Data shown:
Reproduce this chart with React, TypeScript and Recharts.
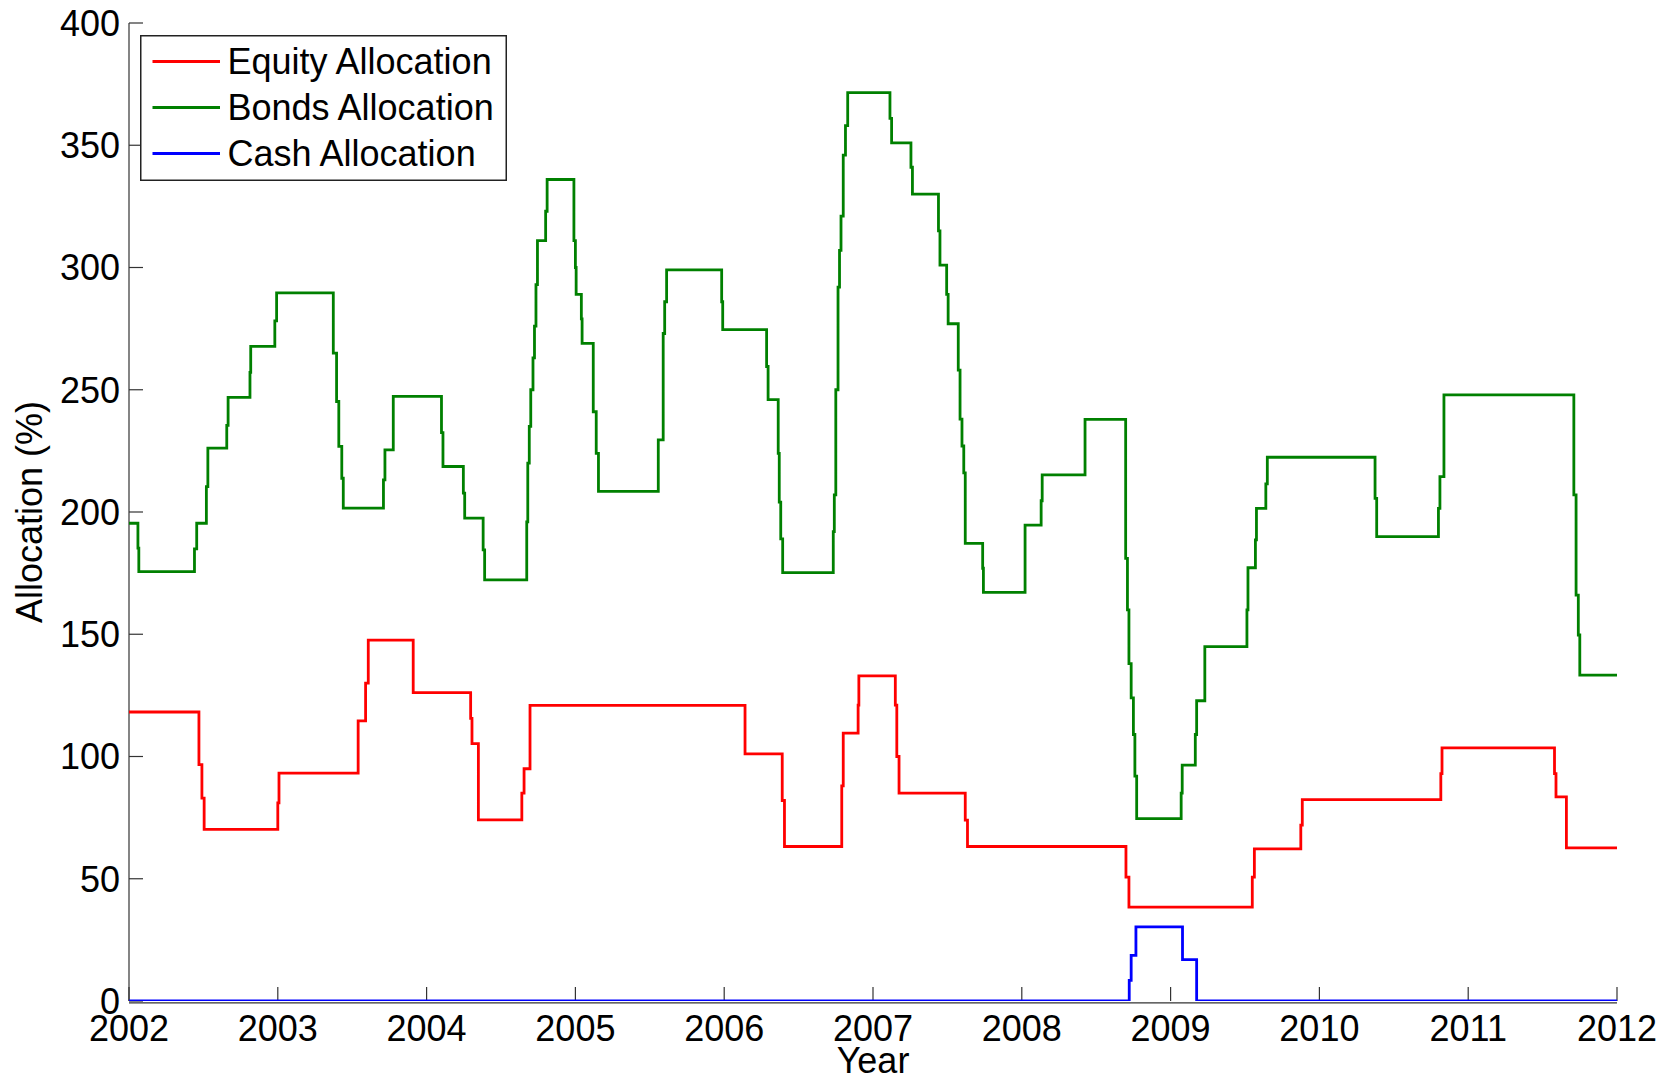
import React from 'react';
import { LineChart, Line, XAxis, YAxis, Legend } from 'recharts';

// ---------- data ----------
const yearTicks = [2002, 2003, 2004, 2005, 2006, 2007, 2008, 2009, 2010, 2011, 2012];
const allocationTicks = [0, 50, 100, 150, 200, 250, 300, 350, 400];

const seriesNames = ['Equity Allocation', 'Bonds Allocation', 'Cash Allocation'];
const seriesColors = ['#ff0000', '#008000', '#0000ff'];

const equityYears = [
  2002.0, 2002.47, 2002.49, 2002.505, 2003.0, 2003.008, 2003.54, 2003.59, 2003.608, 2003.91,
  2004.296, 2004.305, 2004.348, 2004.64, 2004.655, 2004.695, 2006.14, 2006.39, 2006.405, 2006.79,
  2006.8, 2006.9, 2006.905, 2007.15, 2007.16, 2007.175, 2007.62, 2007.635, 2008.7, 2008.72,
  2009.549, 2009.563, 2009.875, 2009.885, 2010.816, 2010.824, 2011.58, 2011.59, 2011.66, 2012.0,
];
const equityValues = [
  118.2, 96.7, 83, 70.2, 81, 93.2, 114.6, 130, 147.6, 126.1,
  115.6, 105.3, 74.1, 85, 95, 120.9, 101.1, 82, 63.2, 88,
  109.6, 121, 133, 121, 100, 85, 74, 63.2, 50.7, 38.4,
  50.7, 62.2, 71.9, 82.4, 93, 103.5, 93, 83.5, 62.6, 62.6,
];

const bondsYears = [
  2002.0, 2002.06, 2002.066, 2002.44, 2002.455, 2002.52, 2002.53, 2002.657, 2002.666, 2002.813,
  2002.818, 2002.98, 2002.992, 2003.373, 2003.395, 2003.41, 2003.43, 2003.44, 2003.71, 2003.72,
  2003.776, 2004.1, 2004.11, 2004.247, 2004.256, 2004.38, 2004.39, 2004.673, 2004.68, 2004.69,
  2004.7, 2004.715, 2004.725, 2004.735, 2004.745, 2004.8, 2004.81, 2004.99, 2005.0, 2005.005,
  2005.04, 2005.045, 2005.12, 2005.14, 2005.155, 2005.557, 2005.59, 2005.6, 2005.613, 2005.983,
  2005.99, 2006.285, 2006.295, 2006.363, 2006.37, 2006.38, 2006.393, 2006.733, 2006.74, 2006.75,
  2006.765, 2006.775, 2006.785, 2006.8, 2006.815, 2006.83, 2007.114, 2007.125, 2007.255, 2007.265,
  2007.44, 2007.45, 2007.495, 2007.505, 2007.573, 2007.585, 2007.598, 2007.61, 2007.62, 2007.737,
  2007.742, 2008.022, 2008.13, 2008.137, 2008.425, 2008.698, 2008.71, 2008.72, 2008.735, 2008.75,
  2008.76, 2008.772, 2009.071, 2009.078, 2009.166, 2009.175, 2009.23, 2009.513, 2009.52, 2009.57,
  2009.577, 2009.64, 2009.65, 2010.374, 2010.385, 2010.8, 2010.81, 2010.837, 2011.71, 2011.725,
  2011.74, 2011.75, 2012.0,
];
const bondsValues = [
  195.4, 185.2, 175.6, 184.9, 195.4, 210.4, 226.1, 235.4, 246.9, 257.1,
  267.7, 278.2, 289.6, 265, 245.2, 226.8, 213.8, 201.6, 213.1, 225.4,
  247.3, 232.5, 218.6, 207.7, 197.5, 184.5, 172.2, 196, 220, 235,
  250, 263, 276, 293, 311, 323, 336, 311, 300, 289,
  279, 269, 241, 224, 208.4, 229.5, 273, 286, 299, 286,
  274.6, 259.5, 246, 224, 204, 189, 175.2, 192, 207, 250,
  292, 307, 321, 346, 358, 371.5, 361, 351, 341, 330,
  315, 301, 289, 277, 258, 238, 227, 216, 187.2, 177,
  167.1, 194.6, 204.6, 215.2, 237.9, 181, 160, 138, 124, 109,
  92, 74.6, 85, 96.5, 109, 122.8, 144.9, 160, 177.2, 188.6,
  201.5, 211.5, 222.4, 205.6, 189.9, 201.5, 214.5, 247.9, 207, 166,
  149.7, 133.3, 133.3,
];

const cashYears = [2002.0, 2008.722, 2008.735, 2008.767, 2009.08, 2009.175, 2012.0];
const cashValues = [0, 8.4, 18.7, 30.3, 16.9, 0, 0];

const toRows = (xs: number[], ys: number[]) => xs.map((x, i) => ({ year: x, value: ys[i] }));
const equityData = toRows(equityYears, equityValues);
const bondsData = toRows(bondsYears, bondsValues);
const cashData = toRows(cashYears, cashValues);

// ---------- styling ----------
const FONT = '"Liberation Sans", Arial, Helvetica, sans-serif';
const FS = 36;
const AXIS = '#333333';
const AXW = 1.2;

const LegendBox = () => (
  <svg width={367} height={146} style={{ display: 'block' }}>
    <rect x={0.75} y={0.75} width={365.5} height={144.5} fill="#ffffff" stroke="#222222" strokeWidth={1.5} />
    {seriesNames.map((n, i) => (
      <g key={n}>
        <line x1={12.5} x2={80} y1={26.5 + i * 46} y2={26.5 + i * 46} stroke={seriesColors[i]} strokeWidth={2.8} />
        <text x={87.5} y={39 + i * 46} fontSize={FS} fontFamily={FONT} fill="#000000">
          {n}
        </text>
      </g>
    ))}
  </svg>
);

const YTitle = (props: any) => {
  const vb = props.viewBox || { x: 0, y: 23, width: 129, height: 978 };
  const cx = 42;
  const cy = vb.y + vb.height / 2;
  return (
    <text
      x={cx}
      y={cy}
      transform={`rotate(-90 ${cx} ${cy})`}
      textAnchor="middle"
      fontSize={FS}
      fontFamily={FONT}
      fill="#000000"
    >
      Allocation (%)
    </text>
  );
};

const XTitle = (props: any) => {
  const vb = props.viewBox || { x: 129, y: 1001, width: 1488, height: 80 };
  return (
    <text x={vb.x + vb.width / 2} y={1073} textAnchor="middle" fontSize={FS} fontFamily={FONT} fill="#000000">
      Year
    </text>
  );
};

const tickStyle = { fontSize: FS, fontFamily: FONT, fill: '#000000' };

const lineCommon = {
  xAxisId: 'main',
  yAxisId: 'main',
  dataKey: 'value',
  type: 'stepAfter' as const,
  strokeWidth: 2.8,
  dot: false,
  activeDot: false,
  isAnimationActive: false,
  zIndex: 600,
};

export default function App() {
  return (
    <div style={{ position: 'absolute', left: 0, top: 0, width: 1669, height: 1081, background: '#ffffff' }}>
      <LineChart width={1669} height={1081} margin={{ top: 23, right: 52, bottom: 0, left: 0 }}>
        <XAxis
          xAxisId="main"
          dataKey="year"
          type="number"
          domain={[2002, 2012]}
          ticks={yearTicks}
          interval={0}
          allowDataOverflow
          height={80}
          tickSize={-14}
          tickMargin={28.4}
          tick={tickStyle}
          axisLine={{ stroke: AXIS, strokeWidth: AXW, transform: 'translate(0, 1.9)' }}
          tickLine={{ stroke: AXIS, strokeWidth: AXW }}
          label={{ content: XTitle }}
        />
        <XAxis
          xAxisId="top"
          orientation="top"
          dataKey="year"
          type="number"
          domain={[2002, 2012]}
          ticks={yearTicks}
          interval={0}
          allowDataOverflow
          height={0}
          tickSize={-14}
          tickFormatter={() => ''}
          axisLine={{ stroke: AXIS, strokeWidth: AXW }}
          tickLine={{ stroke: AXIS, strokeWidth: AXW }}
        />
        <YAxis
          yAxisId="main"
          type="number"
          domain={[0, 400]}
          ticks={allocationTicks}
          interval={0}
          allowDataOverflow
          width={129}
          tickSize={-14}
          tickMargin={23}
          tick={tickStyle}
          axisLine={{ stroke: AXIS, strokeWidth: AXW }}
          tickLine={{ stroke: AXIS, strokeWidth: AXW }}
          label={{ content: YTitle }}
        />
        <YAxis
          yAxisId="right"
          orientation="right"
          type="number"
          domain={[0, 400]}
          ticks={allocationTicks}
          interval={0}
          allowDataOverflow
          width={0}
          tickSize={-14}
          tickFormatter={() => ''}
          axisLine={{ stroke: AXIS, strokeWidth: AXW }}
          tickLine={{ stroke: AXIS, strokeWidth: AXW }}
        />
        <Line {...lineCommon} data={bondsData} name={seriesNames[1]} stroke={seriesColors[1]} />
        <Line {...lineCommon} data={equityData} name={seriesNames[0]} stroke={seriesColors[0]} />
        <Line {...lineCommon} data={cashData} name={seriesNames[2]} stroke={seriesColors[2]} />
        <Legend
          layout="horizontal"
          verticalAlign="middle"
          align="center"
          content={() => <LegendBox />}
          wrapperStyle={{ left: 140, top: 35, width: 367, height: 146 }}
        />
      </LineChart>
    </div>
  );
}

Short exercise: Skip the pictures and restate exactly the lines from the beginning of the listing to the line with "300, 350, 400];", that line included.

Solution to the exercise:
Reproduce this chart with React, TypeScript and Recharts.
import React from 'react';
import { LineChart, Line, XAxis, YAxis, Legend } from 'recharts';

// ---------- data ----------
const yearTicks = [2002, 2003, 2004, 2005, 2006, 2007, 2008, 2009, 2010, 2011, 2012];
const allocationTicks = [0, 50, 100, 150, 200, 250, 300, 350, 400];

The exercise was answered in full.